'''
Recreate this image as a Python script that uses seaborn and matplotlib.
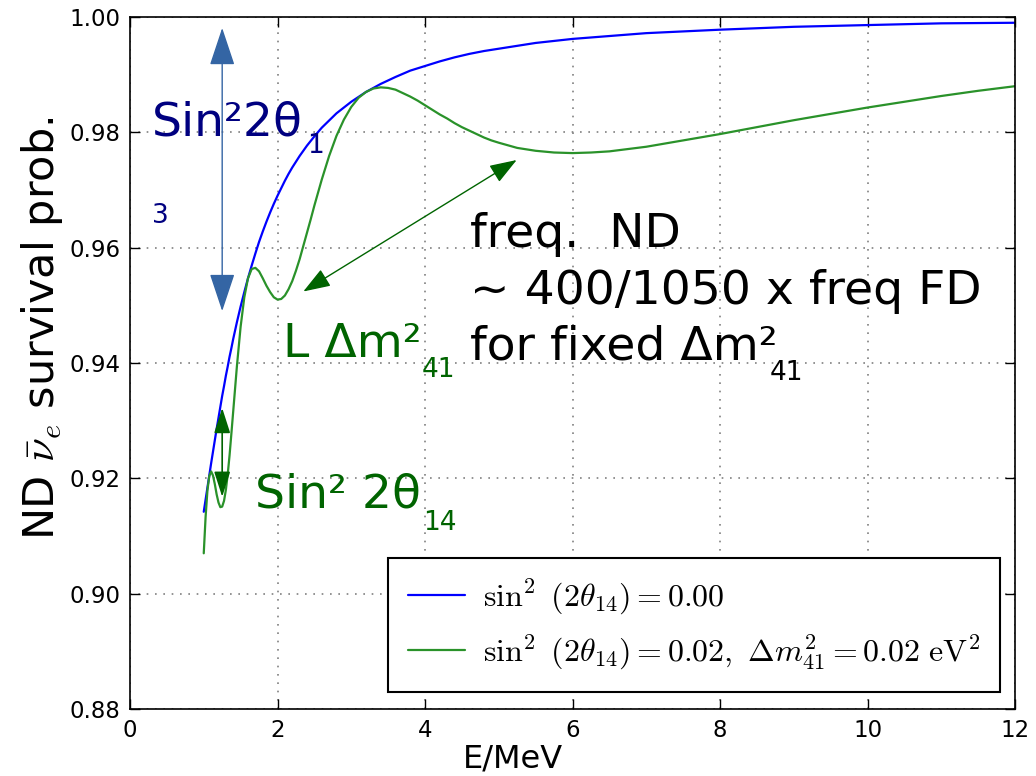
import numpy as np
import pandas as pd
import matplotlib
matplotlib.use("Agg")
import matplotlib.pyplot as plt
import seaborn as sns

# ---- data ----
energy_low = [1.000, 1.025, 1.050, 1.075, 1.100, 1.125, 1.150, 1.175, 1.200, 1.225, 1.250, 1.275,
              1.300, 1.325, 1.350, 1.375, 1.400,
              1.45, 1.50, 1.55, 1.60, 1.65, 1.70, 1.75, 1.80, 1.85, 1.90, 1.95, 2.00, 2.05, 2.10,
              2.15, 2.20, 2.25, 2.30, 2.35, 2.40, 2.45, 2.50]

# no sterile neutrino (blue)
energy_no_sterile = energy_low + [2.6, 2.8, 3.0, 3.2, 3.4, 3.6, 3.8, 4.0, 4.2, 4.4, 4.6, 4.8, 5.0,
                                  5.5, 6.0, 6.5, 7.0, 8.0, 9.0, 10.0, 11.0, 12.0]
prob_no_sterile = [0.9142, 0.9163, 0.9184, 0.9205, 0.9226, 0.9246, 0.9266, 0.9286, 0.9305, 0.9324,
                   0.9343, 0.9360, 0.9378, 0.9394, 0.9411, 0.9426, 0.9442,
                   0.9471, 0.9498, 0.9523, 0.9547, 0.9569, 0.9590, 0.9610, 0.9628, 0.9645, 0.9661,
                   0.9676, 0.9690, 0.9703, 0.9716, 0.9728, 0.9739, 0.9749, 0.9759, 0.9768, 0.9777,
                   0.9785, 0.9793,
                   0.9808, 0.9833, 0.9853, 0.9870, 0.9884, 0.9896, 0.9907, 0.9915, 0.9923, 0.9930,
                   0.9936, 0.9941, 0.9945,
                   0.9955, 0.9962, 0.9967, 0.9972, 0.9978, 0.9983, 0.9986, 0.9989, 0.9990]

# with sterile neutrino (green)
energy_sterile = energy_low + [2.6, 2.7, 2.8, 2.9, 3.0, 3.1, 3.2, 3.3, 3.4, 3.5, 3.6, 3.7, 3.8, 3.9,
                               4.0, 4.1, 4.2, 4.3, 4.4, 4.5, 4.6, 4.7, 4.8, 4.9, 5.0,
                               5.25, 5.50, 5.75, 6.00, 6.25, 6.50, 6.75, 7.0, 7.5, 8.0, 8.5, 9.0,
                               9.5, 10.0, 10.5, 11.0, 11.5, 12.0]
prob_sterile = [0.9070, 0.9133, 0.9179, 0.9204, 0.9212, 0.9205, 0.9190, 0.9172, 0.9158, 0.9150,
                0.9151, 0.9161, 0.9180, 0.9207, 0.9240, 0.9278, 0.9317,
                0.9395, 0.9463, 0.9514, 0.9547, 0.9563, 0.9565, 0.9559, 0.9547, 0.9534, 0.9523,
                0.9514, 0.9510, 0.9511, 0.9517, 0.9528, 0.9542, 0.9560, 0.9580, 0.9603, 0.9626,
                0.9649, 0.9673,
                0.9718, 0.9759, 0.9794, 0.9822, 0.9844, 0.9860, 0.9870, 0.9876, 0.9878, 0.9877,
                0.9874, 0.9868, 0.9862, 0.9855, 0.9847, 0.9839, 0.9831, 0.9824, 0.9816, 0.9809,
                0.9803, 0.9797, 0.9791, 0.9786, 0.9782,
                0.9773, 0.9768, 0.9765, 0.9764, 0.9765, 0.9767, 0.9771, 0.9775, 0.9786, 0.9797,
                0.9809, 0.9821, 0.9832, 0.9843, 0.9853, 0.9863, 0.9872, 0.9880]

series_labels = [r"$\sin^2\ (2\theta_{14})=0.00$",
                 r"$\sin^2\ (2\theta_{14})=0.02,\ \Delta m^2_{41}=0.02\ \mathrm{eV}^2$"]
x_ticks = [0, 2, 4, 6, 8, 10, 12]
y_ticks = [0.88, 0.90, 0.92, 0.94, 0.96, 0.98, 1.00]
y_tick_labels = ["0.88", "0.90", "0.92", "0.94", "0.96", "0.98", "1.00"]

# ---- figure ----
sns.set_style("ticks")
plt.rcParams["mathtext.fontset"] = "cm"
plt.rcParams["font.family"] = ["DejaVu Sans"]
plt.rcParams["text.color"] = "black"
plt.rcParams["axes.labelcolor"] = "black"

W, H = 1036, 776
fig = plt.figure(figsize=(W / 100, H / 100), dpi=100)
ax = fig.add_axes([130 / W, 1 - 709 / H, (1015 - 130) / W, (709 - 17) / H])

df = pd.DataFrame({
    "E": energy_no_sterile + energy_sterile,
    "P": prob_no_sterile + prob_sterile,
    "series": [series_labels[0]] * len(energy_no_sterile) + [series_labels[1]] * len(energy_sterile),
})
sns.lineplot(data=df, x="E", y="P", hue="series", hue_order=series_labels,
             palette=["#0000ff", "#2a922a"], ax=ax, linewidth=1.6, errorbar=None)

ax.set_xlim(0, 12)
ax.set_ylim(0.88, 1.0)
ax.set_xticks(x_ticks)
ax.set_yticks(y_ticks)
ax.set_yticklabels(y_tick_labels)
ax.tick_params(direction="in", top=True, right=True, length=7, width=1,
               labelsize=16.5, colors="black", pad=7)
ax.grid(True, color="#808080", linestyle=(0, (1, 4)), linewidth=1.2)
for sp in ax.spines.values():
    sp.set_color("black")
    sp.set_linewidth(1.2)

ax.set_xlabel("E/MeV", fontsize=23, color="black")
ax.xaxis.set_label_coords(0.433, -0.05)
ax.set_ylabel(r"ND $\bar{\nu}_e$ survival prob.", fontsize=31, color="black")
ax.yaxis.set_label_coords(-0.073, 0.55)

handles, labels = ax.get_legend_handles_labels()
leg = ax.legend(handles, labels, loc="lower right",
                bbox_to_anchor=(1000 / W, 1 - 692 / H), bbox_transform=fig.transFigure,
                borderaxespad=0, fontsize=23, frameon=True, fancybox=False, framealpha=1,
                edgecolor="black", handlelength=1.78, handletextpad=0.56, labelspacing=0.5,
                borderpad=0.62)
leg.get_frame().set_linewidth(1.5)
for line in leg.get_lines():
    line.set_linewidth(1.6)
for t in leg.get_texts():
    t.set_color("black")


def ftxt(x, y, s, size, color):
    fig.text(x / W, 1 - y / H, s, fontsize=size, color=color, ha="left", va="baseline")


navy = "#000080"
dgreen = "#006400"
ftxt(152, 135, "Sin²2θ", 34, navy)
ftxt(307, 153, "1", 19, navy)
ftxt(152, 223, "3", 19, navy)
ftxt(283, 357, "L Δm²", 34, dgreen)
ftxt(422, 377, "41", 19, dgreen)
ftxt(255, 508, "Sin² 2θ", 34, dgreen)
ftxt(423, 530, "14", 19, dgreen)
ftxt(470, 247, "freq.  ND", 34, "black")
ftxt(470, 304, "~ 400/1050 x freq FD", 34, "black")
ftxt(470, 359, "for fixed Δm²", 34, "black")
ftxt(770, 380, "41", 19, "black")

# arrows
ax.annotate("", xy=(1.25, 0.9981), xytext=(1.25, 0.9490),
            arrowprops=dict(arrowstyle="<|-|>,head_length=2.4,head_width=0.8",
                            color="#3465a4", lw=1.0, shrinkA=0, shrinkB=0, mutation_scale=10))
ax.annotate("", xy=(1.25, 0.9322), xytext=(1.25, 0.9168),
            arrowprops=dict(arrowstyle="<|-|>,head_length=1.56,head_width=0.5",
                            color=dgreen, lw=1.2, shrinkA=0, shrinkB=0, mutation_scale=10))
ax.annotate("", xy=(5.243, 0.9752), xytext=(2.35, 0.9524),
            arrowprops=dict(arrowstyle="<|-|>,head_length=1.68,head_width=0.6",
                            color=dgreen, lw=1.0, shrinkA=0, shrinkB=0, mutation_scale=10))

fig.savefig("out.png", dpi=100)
'''
- [Your goal] Pick each line holding the word "matplotlib" out of the data and copy it.

- [Answer below]
Recreate this image as a Python script that uses seaborn and matplotlib.
import matplotlib
matplotlib.use("Agg")
import matplotlib.pyplot as plt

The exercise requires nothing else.